▸ Given instruction: Quote every line of the data below as it stands, omitting pictures.

··· Material

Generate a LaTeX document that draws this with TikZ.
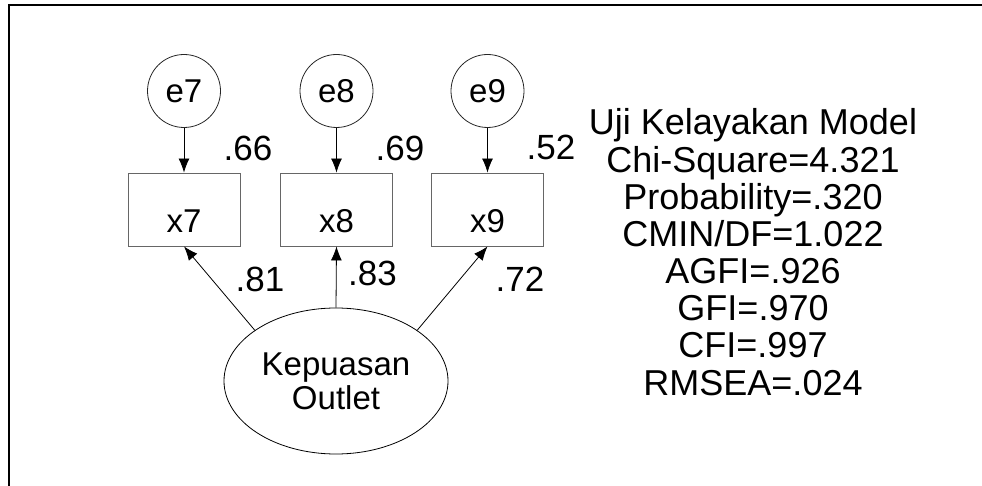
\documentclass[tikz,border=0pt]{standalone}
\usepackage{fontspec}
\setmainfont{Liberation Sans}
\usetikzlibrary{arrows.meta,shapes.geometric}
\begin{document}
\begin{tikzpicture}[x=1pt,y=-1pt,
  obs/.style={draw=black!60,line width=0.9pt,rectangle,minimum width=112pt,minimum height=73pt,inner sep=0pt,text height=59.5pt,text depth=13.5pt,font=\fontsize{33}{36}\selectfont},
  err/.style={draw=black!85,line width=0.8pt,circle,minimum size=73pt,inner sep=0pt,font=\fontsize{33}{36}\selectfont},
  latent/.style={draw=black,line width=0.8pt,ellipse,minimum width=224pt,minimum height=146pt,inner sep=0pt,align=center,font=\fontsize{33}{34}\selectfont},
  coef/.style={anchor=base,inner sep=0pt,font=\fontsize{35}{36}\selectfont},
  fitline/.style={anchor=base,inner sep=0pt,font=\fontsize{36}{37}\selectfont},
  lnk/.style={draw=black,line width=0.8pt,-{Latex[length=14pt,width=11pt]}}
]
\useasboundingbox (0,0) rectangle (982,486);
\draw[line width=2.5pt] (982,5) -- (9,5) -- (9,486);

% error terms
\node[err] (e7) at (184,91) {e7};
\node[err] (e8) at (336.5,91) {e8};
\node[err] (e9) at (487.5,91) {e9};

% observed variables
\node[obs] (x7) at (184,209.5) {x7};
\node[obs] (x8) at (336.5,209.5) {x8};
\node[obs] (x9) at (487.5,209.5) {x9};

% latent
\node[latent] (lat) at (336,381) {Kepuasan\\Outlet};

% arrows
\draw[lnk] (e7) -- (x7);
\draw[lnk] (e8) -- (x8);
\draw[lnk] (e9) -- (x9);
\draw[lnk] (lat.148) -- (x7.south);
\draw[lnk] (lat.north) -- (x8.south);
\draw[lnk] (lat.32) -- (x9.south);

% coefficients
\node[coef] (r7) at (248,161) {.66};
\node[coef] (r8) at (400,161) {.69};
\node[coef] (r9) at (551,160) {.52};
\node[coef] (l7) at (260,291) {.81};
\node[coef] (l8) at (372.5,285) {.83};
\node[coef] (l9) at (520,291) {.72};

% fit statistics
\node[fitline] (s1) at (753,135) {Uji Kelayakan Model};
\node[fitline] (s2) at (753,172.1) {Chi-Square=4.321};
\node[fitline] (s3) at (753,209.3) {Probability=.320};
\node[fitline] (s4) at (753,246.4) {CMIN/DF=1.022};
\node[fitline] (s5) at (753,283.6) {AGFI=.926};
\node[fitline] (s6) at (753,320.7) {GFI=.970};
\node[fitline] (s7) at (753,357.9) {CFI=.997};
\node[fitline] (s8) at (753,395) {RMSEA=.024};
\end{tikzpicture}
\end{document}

······

▸ Completed exercise:
Generate a LaTeX document that draws this with TikZ.
\documentclass[tikz,border=0pt]{standalone}
\usepackage{fontspec}
\setmainfont{Liberation Sans}
\usetikzlibrary{arrows.meta,shapes.geometric}
\begin{document}
\begin{tikzpicture}[x=1pt,y=-1pt,
  obs/.style={draw=black!60,line width=0.9pt,rectangle,minimum width=112pt,minimum height=73pt,inner sep=0pt,text height=59.5pt,text depth=13.5pt,font=\fontsize{33}{36}\selectfont},
  err/.style={draw=black!85,line width=0.8pt,circle,minimum size=73pt,inner sep=0pt,font=\fontsize{33}{36}\selectfont},
  latent/.style={draw=black,line width=0.8pt,ellipse,minimum width=224pt,minimum height=146pt,inner sep=0pt,align=center,font=\fontsize{33}{34}\selectfont},
  coef/.style={anchor=base,inner sep=0pt,font=\fontsize{35}{36}\selectfont},
  fitline/.style={anchor=base,inner sep=0pt,font=\fontsize{36}{37}\selectfont},
  lnk/.style={draw=black,line width=0.8pt,-{Latex[length=14pt,width=11pt]}}
]
\useasboundingbox (0,0) rectangle (982,486);
\draw[line width=2.5pt] (982,5) -- (9,5) -- (9,486);

% error terms
\node[err] (e7) at (184,91) {e7};
\node[err] (e8) at (336.5,91) {e8};
\node[err] (e9) at (487.5,91) {e9};

% observed variables
\node[obs] (x7) at (184,209.5) {x7};
\node[obs] (x8) at (336.5,209.5) {x8};
\node[obs] (x9) at (487.5,209.5) {x9};

% latent
\node[latent] (lat) at (336,381) {Kepuasan\\Outlet};

% arrows
\draw[lnk] (e7) -- (x7);
\draw[lnk] (e8) -- (x8);
\draw[lnk] (e9) -- (x9);
\draw[lnk] (lat.148) -- (x7.south);
\draw[lnk] (lat.north) -- (x8.south);
\draw[lnk] (lat.32) -- (x9.south);

% coefficients
\node[coef] (r7) at (248,161) {.66};
\node[coef] (r8) at (400,161) {.69};
\node[coef] (r9) at (551,160) {.52};
\node[coef] (l7) at (260,291) {.81};
\node[coef] (l8) at (372.5,285) {.83};
\node[coef] (l9) at (520,291) {.72};

% fit statistics
\node[fitline] (s1) at (753,135) {Uji Kelayakan Model};
\node[fitline] (s2) at (753,172.1) {Chi-Square=4.321};
\node[fitline] (s3) at (753,209.3) {Probability=.320};
\node[fitline] (s4) at (753,246.4) {CMIN/DF=1.022};
\node[fitline] (s5) at (753,283.6) {AGFI=.926};
\node[fitline] (s6) at (753,320.7) {GFI=.970};
\node[fitline] (s7) at (753,357.9) {CFI=.997};
\node[fitline] (s8) at (753,395) {RMSEA=.024};
\end{tikzpicture}
\end{document}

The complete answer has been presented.